» **Requirements**
From the listing below, copy word for word every line starting at the one that includes "Emit a web page" and ending at the one that includes "Carlito, Calibri, 'Liberation"; the pictures are omitted.

» **Records to use**
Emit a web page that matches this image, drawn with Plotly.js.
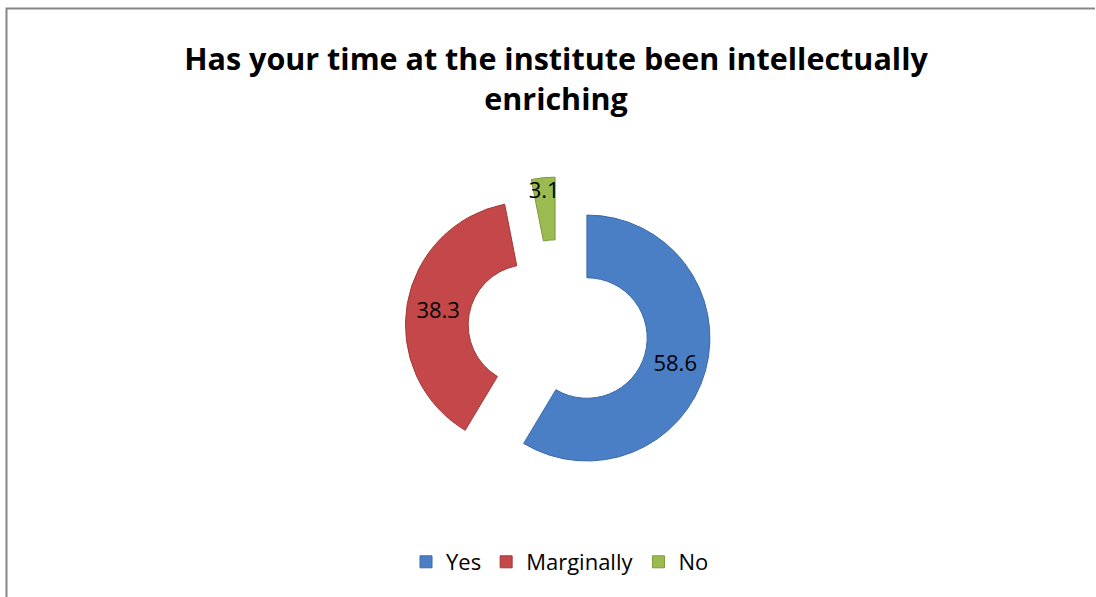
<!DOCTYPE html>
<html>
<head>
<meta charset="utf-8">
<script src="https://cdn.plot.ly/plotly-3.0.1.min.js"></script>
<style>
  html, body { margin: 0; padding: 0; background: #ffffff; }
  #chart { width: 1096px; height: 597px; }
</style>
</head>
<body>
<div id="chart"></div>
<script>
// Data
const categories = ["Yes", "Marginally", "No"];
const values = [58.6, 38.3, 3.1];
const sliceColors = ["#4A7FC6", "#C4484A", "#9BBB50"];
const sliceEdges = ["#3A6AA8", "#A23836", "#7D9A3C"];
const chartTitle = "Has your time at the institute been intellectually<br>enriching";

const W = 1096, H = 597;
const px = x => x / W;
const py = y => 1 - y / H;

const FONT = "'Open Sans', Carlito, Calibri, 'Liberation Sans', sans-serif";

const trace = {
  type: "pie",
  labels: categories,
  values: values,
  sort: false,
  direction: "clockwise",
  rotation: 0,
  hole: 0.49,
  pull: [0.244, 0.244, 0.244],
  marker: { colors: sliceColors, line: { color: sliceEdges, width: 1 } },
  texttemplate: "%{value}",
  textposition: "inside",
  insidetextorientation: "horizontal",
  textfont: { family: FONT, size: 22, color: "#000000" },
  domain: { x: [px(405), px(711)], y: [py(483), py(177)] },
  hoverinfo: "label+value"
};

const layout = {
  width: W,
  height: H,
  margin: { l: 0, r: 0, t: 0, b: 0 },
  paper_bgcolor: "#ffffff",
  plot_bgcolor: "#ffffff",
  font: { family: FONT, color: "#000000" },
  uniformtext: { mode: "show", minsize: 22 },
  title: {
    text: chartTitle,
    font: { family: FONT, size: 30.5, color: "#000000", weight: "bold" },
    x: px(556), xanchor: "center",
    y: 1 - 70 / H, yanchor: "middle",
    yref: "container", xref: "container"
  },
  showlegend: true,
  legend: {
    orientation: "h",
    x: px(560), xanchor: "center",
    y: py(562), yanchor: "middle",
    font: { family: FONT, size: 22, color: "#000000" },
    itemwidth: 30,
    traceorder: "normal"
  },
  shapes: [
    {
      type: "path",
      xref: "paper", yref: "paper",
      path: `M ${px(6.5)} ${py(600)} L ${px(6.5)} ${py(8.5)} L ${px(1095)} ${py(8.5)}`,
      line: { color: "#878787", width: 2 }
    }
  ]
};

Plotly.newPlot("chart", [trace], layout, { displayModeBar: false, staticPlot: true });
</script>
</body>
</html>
==
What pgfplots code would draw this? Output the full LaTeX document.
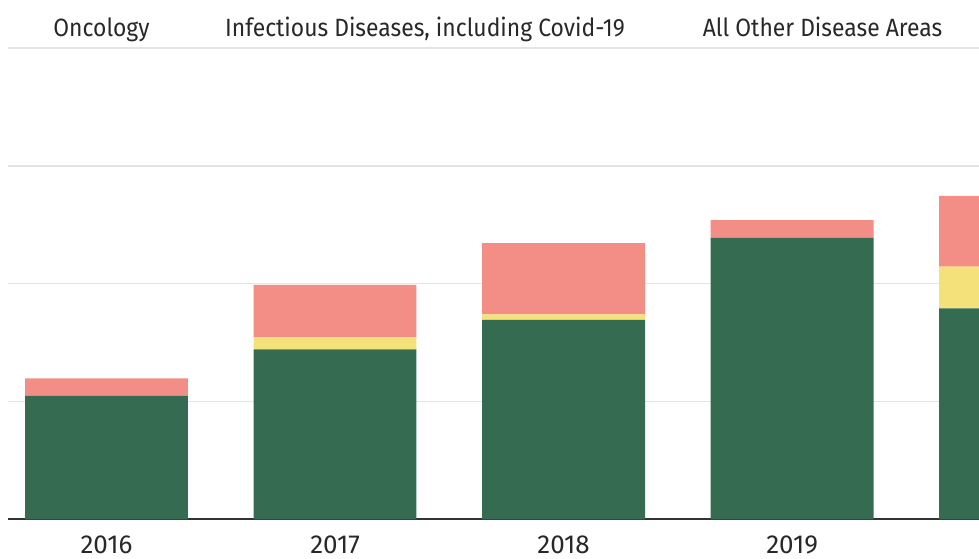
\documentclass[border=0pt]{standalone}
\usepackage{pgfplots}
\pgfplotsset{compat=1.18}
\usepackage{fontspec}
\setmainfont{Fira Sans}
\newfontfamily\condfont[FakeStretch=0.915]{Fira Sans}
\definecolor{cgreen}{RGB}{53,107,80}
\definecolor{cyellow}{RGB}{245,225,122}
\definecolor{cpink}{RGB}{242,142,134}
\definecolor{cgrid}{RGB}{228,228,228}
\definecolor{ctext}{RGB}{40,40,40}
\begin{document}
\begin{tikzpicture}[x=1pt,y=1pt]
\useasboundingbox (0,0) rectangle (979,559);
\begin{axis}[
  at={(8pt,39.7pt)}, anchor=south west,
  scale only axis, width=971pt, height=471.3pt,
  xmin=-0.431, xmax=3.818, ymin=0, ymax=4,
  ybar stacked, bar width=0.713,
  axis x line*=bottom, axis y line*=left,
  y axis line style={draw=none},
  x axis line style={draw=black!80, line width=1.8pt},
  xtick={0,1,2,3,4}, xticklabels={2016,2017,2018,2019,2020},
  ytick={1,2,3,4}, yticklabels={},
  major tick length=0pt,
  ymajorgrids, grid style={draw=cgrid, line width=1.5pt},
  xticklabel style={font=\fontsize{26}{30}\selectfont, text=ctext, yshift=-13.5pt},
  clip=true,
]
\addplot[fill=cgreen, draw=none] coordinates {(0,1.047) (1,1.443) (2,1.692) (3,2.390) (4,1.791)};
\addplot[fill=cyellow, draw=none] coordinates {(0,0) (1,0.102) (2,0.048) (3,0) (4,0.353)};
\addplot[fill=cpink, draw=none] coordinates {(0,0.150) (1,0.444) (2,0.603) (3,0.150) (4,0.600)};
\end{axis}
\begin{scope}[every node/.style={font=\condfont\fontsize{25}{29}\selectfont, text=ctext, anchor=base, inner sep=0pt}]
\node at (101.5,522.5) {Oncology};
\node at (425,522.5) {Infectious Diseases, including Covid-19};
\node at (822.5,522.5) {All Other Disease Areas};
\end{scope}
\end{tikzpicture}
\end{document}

» **Solution to this problem**
Emit a web page that matches this image, drawn with Plotly.js.
<!DOCTYPE html>
<html>
<head>
<meta charset="utf-8">
<script src="https://cdn.plot.ly/plotly-3.0.1.min.js"></script>
<style>
  html, body { margin: 0; padding: 0; background: #ffffff; }
  #chart { width: 1096px; height: 597px; }
</style>
</head>
<body>
<div id="chart"></div>
<script>
// Data
const categories = ["Yes", "Marginally", "No"];
const values = [58.6, 38.3, 3.1];
const sliceColors = ["#4A7FC6", "#C4484A", "#9BBB50"];
const sliceEdges = ["#3A6AA8", "#A23836", "#7D9A3C"];
const chartTitle = "Has your time at the institute been intellectually<br>enriching";

const W = 1096, H = 597;
const px = x => x / W;
const py = y => 1 - y / H;

const FONT = "'Open Sans', Carlito, Calibri, 'Liberation Sans', sans-serif";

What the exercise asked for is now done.